Thankfulness can be easily incorporated into daily family life. Consider taking time to have each person state something for which they are grateful. This can be done before meals, at bedtime, or at the beginning of the day. These statements can be as simple as, “I’m grateful we all woke up on time because now I am able to enjoy a meal with you.” During these moments parents may be surprised by what they learn from their children. Not only will it educate parents about their children’s priorities, this group focus also provides opportunities to show children other reasons to be grateful.

Writing about gratitude is another option. Parents can sit with their children to pen thank you notes. These acknowledgments can reflect gratitude towards a kind gesture, as well as gifts. Take the time to help your child think about the subject, then put the sentiment into words. Others may choose to keep daily gratitude journals, either public or private, in which each member of the family can write messages of appreciation.

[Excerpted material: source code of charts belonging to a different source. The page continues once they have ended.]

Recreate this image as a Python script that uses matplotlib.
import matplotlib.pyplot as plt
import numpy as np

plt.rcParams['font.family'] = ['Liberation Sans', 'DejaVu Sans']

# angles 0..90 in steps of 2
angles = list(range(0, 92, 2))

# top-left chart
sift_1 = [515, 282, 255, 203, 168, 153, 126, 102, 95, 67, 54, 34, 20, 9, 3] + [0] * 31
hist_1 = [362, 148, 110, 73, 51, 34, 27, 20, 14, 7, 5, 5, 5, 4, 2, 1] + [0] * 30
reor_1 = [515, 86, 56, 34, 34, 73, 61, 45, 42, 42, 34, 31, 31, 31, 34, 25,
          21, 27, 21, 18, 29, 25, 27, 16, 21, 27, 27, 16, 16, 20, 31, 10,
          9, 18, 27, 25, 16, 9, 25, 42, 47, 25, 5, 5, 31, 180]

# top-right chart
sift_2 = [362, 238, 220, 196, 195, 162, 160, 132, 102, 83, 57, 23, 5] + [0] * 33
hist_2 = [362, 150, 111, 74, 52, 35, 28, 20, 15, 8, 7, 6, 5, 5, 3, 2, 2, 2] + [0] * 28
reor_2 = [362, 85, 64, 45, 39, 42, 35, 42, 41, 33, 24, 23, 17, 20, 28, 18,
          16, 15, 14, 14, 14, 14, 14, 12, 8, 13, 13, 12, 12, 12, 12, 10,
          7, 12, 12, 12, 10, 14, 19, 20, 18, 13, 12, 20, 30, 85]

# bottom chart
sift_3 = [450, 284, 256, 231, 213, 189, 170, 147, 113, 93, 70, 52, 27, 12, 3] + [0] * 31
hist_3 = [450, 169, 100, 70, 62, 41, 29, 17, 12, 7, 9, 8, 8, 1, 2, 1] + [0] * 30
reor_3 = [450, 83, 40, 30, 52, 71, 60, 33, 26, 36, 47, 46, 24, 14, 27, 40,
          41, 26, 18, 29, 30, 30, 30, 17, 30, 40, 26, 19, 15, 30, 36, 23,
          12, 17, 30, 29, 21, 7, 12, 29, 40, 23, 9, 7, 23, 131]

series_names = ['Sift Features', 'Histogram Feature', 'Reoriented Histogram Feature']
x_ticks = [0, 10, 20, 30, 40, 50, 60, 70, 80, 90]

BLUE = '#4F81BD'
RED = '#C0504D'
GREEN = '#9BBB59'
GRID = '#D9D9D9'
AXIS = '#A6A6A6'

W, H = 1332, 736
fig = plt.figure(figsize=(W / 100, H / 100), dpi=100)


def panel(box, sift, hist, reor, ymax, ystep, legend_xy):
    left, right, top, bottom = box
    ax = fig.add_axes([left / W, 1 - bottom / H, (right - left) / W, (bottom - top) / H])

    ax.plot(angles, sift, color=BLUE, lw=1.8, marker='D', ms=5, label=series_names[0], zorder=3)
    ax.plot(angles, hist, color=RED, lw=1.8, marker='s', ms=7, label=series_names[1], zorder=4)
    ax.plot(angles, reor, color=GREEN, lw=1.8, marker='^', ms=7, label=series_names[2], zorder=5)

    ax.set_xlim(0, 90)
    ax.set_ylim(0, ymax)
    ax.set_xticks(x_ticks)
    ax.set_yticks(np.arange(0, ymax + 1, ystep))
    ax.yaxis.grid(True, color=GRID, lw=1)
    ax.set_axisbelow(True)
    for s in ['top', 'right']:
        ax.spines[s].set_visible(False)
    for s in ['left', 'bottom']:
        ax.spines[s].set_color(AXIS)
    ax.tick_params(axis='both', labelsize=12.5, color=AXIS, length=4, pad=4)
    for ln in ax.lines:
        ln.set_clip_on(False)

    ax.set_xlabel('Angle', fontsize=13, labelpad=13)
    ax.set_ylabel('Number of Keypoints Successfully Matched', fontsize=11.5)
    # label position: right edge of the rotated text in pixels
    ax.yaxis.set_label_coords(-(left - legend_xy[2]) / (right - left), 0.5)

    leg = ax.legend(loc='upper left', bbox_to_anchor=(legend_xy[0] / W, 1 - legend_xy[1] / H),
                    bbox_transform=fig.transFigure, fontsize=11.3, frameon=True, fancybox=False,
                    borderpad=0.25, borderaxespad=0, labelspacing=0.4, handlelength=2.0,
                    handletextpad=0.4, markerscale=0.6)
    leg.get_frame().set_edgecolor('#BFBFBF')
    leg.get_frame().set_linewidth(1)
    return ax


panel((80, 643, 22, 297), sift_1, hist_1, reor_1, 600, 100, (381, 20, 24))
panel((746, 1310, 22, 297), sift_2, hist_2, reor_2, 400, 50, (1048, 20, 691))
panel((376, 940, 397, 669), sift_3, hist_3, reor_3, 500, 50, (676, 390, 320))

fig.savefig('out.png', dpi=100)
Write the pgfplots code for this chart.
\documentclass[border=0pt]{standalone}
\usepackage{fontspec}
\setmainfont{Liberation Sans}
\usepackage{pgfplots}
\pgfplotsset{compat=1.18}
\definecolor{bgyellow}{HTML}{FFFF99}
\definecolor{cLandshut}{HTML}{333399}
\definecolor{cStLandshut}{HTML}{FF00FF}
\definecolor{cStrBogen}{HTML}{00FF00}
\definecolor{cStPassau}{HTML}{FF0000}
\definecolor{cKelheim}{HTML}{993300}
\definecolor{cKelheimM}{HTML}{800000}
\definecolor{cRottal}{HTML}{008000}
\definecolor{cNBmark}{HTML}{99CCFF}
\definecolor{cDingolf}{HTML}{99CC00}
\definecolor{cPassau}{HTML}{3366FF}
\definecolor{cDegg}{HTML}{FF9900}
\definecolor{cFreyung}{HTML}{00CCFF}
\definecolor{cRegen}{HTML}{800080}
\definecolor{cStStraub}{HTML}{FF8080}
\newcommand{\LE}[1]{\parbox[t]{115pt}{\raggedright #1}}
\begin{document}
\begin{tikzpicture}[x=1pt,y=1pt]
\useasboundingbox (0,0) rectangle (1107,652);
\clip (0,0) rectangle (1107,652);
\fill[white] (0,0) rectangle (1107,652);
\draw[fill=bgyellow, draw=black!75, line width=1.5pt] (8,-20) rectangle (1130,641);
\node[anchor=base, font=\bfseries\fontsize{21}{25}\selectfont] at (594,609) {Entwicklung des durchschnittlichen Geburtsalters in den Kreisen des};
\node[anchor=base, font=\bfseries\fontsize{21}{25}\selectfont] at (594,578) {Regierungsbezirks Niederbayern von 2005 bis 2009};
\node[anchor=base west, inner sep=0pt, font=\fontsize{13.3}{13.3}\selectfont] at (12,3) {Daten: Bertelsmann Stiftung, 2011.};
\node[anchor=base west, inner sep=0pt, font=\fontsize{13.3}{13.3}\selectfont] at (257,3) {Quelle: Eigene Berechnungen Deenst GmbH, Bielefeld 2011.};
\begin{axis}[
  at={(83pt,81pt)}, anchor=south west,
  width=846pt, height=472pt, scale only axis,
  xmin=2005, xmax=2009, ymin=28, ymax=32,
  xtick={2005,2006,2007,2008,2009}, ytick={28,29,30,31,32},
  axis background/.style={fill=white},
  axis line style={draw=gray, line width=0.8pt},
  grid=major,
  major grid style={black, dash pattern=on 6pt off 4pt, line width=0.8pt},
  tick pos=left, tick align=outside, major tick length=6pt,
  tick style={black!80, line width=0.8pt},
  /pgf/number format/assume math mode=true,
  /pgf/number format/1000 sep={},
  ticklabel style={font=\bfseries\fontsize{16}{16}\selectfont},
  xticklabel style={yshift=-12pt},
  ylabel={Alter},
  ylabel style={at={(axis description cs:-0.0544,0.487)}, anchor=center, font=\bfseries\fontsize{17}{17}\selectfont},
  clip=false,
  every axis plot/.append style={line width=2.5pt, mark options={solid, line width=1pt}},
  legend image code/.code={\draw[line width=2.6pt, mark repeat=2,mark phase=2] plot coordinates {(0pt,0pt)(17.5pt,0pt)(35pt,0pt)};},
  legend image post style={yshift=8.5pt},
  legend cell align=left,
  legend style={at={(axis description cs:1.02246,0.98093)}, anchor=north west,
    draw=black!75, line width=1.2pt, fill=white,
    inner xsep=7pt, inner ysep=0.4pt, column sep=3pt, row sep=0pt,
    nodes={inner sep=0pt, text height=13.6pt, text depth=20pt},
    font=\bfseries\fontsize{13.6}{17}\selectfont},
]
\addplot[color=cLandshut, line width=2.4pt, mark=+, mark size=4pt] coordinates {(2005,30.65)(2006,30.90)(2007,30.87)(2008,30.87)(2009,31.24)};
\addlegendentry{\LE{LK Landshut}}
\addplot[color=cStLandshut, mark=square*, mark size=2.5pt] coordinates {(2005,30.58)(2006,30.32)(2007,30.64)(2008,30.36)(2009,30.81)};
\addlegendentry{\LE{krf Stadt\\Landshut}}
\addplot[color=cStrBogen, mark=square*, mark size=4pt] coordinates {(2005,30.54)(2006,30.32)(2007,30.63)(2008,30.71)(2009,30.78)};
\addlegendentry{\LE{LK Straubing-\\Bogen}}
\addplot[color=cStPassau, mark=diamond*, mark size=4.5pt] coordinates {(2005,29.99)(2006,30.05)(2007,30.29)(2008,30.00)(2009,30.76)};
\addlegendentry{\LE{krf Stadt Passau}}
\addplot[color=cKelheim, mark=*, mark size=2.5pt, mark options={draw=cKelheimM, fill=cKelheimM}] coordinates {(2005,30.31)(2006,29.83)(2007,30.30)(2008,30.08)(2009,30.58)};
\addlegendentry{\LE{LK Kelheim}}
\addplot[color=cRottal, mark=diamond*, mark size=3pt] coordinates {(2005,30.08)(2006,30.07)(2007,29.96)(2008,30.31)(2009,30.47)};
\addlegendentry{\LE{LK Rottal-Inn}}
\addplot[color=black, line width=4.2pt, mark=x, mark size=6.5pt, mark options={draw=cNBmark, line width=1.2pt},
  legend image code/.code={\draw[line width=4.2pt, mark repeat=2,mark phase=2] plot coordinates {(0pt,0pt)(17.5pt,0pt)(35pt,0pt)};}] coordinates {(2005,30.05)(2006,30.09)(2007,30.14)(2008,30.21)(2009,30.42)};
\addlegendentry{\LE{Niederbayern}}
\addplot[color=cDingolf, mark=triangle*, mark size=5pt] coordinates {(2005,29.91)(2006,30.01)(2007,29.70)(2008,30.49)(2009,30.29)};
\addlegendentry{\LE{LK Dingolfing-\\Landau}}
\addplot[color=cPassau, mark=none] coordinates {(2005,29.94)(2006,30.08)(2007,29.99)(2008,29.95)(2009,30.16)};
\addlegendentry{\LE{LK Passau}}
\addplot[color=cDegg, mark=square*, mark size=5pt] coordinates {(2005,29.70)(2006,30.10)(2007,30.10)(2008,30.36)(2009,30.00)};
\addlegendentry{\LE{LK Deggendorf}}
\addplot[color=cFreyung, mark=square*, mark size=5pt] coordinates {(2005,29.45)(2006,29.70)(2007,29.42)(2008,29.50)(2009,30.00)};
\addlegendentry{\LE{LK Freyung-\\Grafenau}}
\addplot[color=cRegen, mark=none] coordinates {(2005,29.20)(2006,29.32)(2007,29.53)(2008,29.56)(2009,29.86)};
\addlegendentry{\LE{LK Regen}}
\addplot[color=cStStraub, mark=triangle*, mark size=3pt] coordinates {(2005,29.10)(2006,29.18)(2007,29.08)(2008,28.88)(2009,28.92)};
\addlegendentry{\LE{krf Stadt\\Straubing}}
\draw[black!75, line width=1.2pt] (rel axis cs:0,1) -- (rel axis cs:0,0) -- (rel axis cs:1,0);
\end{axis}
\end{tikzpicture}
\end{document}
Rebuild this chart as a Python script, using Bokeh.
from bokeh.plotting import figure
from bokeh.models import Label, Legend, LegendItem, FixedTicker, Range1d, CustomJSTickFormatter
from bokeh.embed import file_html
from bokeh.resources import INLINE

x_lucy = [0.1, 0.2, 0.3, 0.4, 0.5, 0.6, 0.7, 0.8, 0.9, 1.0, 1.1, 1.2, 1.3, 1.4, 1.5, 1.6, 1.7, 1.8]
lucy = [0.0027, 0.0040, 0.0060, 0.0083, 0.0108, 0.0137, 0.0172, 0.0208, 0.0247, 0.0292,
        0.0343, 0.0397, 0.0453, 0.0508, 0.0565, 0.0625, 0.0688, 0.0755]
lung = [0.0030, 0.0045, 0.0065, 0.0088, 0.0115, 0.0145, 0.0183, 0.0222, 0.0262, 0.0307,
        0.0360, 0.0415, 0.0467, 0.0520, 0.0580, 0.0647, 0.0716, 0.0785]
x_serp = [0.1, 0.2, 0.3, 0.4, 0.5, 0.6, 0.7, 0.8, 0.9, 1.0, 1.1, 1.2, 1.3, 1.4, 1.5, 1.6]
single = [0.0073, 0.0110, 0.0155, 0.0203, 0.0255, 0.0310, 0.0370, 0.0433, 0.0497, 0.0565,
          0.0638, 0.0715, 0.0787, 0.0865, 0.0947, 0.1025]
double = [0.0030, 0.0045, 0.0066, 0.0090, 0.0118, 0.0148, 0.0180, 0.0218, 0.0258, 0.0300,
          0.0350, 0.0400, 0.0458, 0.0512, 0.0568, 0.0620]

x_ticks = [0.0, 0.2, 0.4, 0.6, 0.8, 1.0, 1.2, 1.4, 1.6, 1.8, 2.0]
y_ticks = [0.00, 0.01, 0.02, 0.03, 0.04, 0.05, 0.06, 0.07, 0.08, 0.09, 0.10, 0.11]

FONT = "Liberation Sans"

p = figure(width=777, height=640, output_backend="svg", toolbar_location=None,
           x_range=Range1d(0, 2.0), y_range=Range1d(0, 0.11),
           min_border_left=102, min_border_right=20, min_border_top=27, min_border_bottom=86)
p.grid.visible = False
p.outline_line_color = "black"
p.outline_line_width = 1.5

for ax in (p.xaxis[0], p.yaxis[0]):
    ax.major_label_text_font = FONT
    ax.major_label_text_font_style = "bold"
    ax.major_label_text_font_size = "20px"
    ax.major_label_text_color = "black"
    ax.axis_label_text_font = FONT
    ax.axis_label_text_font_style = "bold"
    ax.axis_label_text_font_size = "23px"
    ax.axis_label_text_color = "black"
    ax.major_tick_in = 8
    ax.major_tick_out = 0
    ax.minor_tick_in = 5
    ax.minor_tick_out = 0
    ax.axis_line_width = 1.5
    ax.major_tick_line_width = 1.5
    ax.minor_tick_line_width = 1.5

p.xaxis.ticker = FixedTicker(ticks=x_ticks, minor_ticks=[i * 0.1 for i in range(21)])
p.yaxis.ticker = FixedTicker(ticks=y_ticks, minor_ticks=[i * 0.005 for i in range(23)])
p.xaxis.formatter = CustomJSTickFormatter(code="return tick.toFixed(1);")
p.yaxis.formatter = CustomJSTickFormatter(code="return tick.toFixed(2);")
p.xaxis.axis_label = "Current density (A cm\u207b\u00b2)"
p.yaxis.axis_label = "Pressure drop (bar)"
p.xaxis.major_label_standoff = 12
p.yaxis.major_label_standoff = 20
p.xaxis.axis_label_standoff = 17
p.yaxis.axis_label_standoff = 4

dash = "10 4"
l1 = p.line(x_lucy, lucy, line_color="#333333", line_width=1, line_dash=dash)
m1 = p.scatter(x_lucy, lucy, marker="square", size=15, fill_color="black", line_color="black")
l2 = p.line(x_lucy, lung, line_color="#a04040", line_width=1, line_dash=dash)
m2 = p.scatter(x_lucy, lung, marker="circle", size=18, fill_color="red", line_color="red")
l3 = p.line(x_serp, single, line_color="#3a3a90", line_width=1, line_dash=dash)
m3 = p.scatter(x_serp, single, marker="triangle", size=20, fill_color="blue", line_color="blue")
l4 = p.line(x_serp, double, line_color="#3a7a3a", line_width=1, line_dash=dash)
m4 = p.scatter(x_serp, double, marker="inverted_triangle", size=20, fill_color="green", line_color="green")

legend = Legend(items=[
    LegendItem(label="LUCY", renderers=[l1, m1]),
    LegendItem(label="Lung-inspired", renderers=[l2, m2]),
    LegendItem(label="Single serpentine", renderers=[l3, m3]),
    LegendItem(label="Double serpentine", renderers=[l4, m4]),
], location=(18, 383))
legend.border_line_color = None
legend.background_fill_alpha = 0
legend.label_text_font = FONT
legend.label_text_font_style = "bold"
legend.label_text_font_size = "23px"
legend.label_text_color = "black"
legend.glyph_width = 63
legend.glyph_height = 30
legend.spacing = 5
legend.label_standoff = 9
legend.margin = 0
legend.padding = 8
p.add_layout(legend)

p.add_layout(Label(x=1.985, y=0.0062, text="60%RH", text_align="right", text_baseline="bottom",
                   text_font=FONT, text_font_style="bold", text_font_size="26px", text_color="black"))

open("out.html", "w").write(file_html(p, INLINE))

Provide lessons in effort.
Most children are naïve about what it takes to fill a home with material possessions. Helping them better understand the work required to purchase these items will nurture their appreciation for what they already have and what they will receive. By offering children opportunities to secure goods for themselves, parents allow them to experience the work required to gain new things. Consequently, these experiences give children a sense of the value of other’s efforts.

One way to achieve this is by granting children more freedom as they assume more responsibilities. It is important for parents to acknowledge the child’s efforts and to work together to decide upon a suitable reward. According to Nixon, children may also do extra household work to earn rewards or use a portion of their allowance to help purchase a desired item. “When kids participate in gaining ownership, they value the possession,” Nixon states. “When parents hand over every material possession their child grows up with an attitude of entitlement, rather than gratitude.”

Make the ongoing effort and reap the benefits.
As gratitude becomes a priority in your family, it will become habit and the effects of this new focus will become apparent. Besides improving emotional health and wellbeing, the resulting happiness will filter to your children. Ultimately, this attitude can affect every member of your household by breeding cooperation, empathy and compassion; all of which are important components for creating a happy home and children who are better equipped to manage the challenges of growing up.